Honestly, I haven't checked - I've been concentrating on fixing the
fetch part for now (and also the bug that caused the missing commits
[2]).

[2] https://lore.kernel.org/git/cover.1729792911.git.jonathantanmy@google.com/ (local)
  - Are the other areas of the code that rely on the assumption that all
    entries in the commit-graph actually exist on disk? If so, are they
    similarly broken?
Yes, the fetch negotiation code. It is not "broken" in that it solely
uses repo_parse_commit() which always checks the commit graph, so as
long as the commit graph has everything we need, there will be no error.
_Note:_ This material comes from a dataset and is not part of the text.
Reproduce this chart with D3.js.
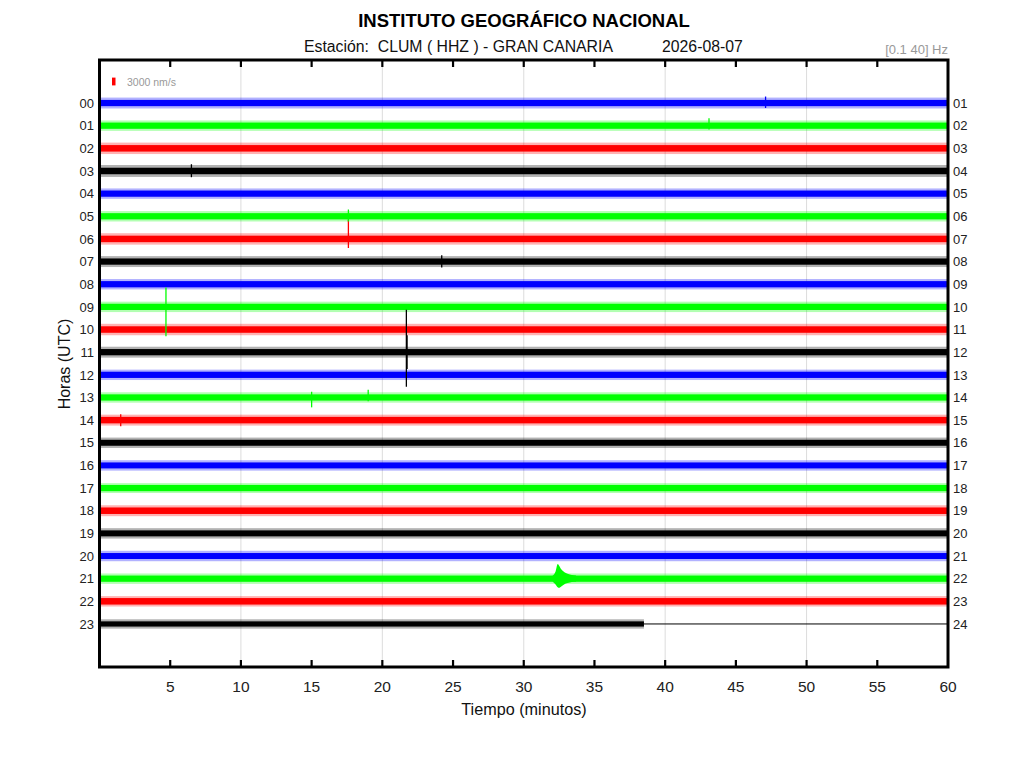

There might be other systems that rely both on the commit graph and the
object DB, and thus have an inconsistent view (so, "similarly broken" as
you describe it) but at least in the partial clone case, the severity of
the issue is not as high as in "fetch", because these other systems can
lazily fetch the missing commit and then proceed.
Another thought about this whole thing is that we essentially have a
code path that says: "I found this object from the commit-graph, but
don't know if I actually have it on disk, so mark it to be checked later
via has_object()".

I wonder if it would be more straightforward to replace the call to
lookup_commit_in_graph() with a direct call to has_object() in the
deref_without_lazy_fetch() function, which I think would both (a)
eliminate the need for a new flag bit to be allocated, and (b) prevent
looking up the object twice.

Thoughts?

Thanks,
Taylor
This would undo the optimization in 62b5a35a33 (fetch-pack: optimize
loading of refs via commit graph, 2021-09-01), and also would not work
without changes to the fetch negotiation code - I tried to describe it
in the commit message, perhaps not very clearly, but the issue is that
even if we emit "want X", the fetch negotiation code would emit "have
X" (the X is the same in both), and at least for our JGit server at
$DAYJOB, the combination of "want X" and "have X" results in the server
sending an empty packfile (reasonable behavior, I think). (And I don't
think the changes to the fetch negotiation code are worth it.)